= Task brief =
Omit pictures and quote the listing below line by line, from its start through the line that holds "import seaborn as sns".

= Data shown =
## start

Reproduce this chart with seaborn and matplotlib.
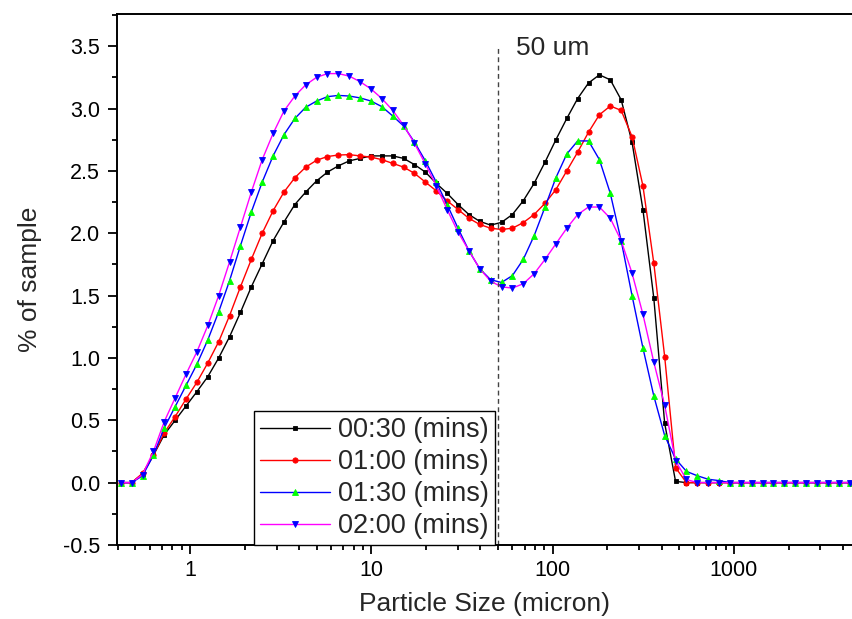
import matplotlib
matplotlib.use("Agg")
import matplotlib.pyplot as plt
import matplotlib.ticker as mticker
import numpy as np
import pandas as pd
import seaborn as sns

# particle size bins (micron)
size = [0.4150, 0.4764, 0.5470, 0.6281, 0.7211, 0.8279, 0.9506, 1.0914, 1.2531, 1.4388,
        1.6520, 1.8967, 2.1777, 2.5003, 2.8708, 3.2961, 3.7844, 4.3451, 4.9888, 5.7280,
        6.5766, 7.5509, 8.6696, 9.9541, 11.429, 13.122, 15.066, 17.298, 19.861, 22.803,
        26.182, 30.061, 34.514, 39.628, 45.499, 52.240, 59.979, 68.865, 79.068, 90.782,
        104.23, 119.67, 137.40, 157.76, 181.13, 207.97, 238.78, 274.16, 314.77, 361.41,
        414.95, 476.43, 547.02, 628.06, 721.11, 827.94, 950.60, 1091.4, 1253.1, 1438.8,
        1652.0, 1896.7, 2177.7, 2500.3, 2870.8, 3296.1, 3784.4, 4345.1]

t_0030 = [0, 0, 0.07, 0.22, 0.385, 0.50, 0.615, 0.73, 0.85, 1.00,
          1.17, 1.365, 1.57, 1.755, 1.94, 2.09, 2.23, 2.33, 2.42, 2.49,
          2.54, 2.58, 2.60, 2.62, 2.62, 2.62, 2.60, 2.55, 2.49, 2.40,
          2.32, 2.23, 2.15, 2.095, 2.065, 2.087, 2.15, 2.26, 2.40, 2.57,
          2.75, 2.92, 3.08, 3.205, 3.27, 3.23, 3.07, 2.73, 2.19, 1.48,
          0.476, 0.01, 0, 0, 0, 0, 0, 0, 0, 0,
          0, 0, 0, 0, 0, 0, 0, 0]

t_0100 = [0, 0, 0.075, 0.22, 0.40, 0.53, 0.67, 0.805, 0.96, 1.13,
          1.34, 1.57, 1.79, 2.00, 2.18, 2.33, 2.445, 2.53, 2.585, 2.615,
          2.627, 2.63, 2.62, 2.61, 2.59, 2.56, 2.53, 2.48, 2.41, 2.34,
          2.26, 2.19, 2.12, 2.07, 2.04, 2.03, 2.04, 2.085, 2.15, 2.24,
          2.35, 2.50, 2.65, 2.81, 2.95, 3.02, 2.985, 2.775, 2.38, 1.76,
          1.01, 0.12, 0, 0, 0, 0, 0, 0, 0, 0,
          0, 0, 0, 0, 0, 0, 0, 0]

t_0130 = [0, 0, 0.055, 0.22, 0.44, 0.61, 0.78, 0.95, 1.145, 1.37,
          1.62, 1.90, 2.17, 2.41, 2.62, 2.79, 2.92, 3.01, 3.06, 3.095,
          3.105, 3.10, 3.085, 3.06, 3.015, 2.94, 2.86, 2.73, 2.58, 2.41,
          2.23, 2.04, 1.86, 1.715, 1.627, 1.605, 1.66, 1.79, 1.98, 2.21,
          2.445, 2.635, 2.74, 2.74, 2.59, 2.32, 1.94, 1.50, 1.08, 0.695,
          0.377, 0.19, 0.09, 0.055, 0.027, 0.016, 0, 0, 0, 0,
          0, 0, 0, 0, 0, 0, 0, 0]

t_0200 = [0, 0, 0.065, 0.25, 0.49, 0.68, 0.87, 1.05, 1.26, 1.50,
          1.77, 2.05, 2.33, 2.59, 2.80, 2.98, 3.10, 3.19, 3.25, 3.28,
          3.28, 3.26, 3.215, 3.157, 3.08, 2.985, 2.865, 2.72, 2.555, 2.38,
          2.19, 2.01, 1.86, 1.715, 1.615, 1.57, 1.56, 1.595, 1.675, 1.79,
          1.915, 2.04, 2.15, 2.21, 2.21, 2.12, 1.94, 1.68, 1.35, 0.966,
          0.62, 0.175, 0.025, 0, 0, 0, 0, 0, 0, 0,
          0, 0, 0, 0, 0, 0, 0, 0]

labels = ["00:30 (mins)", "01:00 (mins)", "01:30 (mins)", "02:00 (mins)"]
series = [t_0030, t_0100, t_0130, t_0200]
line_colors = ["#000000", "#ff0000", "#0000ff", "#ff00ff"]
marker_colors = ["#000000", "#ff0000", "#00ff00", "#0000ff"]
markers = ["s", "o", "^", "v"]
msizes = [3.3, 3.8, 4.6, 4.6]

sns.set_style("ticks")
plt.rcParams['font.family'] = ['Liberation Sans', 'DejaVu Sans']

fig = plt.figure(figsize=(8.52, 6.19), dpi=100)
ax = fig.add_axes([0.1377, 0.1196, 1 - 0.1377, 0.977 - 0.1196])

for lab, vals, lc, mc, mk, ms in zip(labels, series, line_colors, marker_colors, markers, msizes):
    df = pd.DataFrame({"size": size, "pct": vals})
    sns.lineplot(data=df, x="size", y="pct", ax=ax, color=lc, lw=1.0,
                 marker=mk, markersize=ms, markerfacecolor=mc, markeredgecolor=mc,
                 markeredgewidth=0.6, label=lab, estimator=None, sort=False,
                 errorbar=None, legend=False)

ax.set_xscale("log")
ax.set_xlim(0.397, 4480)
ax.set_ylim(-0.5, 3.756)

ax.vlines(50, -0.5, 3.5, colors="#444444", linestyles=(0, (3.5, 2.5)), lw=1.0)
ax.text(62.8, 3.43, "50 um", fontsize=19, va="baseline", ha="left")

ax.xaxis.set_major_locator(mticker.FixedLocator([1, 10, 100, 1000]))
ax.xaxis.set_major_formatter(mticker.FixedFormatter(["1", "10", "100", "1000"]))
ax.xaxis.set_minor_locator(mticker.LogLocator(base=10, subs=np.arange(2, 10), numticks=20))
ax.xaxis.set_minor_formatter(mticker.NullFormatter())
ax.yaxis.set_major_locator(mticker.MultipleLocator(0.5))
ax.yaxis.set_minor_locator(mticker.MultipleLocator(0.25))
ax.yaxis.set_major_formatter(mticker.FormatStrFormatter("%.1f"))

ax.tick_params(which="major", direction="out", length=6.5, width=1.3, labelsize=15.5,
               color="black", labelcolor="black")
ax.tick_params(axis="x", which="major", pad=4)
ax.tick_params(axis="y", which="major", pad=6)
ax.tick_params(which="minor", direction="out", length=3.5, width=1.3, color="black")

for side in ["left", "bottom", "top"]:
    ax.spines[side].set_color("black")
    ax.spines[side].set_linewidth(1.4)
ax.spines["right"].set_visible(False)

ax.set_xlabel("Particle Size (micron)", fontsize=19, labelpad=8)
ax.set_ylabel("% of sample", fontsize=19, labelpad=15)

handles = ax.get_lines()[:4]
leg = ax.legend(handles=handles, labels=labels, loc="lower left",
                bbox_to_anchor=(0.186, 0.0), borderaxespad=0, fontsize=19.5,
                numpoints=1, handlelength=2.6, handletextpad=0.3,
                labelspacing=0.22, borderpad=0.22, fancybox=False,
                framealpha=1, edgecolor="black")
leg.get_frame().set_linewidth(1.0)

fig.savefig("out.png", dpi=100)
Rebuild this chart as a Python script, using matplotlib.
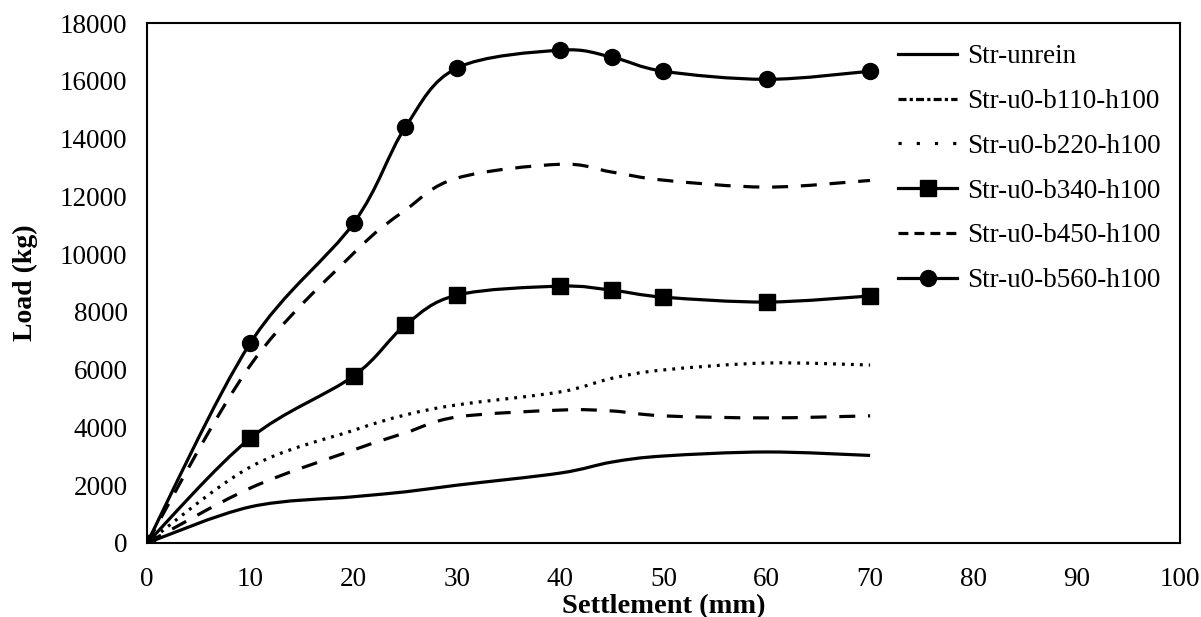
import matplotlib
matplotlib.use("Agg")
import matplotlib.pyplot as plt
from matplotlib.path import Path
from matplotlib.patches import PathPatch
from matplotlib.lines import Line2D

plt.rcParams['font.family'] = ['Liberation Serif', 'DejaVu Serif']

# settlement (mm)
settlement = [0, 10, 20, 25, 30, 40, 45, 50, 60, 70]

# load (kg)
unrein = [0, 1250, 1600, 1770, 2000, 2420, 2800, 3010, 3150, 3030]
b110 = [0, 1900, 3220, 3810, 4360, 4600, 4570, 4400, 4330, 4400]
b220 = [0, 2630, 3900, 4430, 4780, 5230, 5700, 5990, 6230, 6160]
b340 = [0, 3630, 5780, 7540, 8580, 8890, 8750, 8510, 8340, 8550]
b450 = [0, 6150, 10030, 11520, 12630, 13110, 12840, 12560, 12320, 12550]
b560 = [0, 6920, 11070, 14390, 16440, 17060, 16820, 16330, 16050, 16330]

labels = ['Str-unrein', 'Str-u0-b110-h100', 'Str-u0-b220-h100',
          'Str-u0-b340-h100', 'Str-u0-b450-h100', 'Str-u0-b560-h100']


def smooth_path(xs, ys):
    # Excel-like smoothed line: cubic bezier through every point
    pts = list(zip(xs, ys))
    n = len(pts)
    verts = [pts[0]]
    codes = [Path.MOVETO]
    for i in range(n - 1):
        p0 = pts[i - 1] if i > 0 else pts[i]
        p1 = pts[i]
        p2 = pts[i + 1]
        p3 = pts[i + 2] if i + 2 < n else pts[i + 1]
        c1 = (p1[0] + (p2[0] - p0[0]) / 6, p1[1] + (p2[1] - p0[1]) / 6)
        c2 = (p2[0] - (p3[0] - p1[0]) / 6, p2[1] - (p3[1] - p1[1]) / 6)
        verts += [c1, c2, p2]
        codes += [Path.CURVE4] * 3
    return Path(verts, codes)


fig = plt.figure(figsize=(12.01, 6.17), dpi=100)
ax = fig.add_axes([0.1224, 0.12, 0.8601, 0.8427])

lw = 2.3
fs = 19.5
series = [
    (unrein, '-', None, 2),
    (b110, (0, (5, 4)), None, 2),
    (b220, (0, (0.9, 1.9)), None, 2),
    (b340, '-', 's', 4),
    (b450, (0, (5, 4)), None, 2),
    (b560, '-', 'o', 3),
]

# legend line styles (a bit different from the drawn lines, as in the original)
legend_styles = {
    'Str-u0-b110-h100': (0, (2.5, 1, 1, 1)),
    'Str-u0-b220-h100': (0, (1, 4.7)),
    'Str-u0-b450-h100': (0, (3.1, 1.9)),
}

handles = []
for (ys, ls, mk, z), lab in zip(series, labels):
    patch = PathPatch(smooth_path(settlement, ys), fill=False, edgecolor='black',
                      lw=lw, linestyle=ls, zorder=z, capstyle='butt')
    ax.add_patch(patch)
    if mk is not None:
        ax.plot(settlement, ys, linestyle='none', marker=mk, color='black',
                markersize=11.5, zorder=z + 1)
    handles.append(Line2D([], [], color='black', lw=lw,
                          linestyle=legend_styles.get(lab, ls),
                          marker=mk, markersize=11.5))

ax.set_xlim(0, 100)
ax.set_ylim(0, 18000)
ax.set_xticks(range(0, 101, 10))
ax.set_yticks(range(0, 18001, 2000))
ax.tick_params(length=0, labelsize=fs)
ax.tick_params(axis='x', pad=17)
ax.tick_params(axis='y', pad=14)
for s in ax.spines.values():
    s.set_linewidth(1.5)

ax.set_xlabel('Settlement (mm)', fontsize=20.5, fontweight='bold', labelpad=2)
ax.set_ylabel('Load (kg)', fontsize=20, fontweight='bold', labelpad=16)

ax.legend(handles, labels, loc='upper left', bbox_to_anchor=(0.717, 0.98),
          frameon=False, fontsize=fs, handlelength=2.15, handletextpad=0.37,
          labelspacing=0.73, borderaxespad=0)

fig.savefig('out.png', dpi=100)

## end

= Exercise output =
Reproduce this chart with seaborn and matplotlib.
import matplotlib
matplotlib.use("Agg")
import matplotlib.pyplot as plt
import matplotlib.ticker as mticker
import numpy as np
import pandas as pd
import seaborn as sns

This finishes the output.